____ Data lines

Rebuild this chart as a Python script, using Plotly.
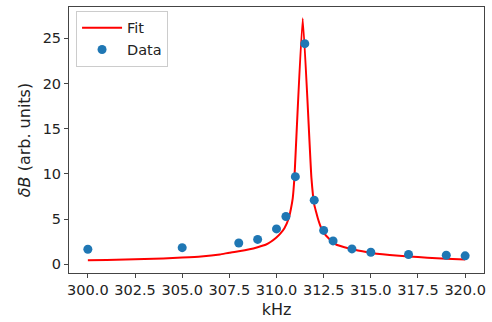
import plotly.graph_objects as go

# Measured data points
data_khz = [300.0, 305.0, 308.0, 309.0, 310.0, 310.5, 311.0, 311.5, 312.0, 312.5, 313.0, 314.0, 315.0, 317.0, 319.0, 320.0]
data_db = [1.67, 1.85, 2.36, 2.76, 3.92, 5.3, 9.7, 24.4, 7.1, 3.76, 2.6, 1.71, 1.34, 1.09, 1.01, 0.95]

# Fit curve values
fit_khz = [300, 301, 302, 303, 304, 305, 306, 307, 307.5, 308, 308.57, 309.0, 309.45, 309.7, 309.98,
           310.2, 310.42, 310.65, 310.76, 310.86, 310.95, 311.39, 311.85, 312.0, 312.1, 312.19, 312.3,
           312.45, 312.8, 313.16, 313.6, 314.04, 314.92, 316, 317, 318, 319, 320]
fit_db = [0.45, 0.49, 0.53, 0.59, 0.66, 0.75, 0.87, 1.1, 1.3, 1.45, 1.67, 1.9, 2.2, 2.5, 2.94,
          3.4, 4.0, 5.1, 6.1, 7.3, 9.6, 27.2, 9.6, 6.6, 5.8, 5.1, 4.4,
          3.67, 2.8, 2.2, 1.9, 1.67, 1.3, 1.05, 0.88, 0.74, 0.63, 0.55]

x_ticks = [300.0, 302.5, 305.0, 307.5, 310.0, 312.5, 315.0, 317.5, 320.0]
y_ticks = [0, 5, 10, 15, 20, 25]

FONT = "DejaVu Sans"

fig = go.Figure()
fig.add_trace(go.Scatter(x=fit_khz, y=fit_db, mode="lines", name="Fit",
                         line=dict(color="red", width=2, shape="spline", smoothing=0.4)))
fig.add_trace(go.Scatter(x=data_khz, y=data_db, mode="markers", name="Data",
                         marker=dict(color="#1f77b4", size=9)))

axis_common = dict(showgrid=False, zeroline=False, showline=True, linecolor="#444", linewidth=1,
                   mirror=True, ticks="outside", ticklen=4, tickcolor="#444",
                   tickfont=dict(family=FONT, size=14.5, color="#222"))

fig.update_xaxes(range=[299.0, 321.0], tickvals=x_ticks, ticktext=[f"{v:.1f}" for v in x_ticks],
                 title=dict(text="kHz", font=dict(family=FONT, size=16, color="#222"), standoff=6),
                 **axis_common)
fig.update_yaxes(range=[-0.95, 28.45], tickvals=y_ticks,
                 title=dict(text="<i>δB</i> (arb. units)", font=dict(family=FONT, size=16, color="#222"), standoff=8),
                 **axis_common)

fig.update_layout(
    width=492, height=322,
    margin=dict(l=69, r=7, t=6, b=46),
    paper_bgcolor="white", plot_bgcolor="white",
    showlegend=True,
    legend=dict(x=0.017, y=0.986, xanchor="left", yanchor="top",
                bgcolor="rgba(255,255,255,0.8)", bordercolor="#ccc", borderwidth=1,
                font=dict(family=FONT, size=14.5, color="#222"),
                itemwidth=40, tracegroupgap=0),
)

fig.write_html("out.html")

________

• Exercise directions
Give again, word for word, every line from the top of the data through the line with "1.09, 1.01, 0.95]", both ends included, and exclude the pictures.

• Result for this task
Rebuild this chart as a Python script, using Plotly.
import plotly.graph_objects as go

# Measured data points
data_khz = [300.0, 305.0, 308.0, 309.0, 310.0, 310.5, 311.0, 311.5, 312.0, 312.5, 313.0, 314.0, 315.0, 317.0, 319.0, 320.0]
data_db = [1.67, 1.85, 2.36, 2.76, 3.92, 5.3, 9.7, 24.4, 7.1, 3.76, 2.6, 1.71, 1.34, 1.09, 1.01, 0.95]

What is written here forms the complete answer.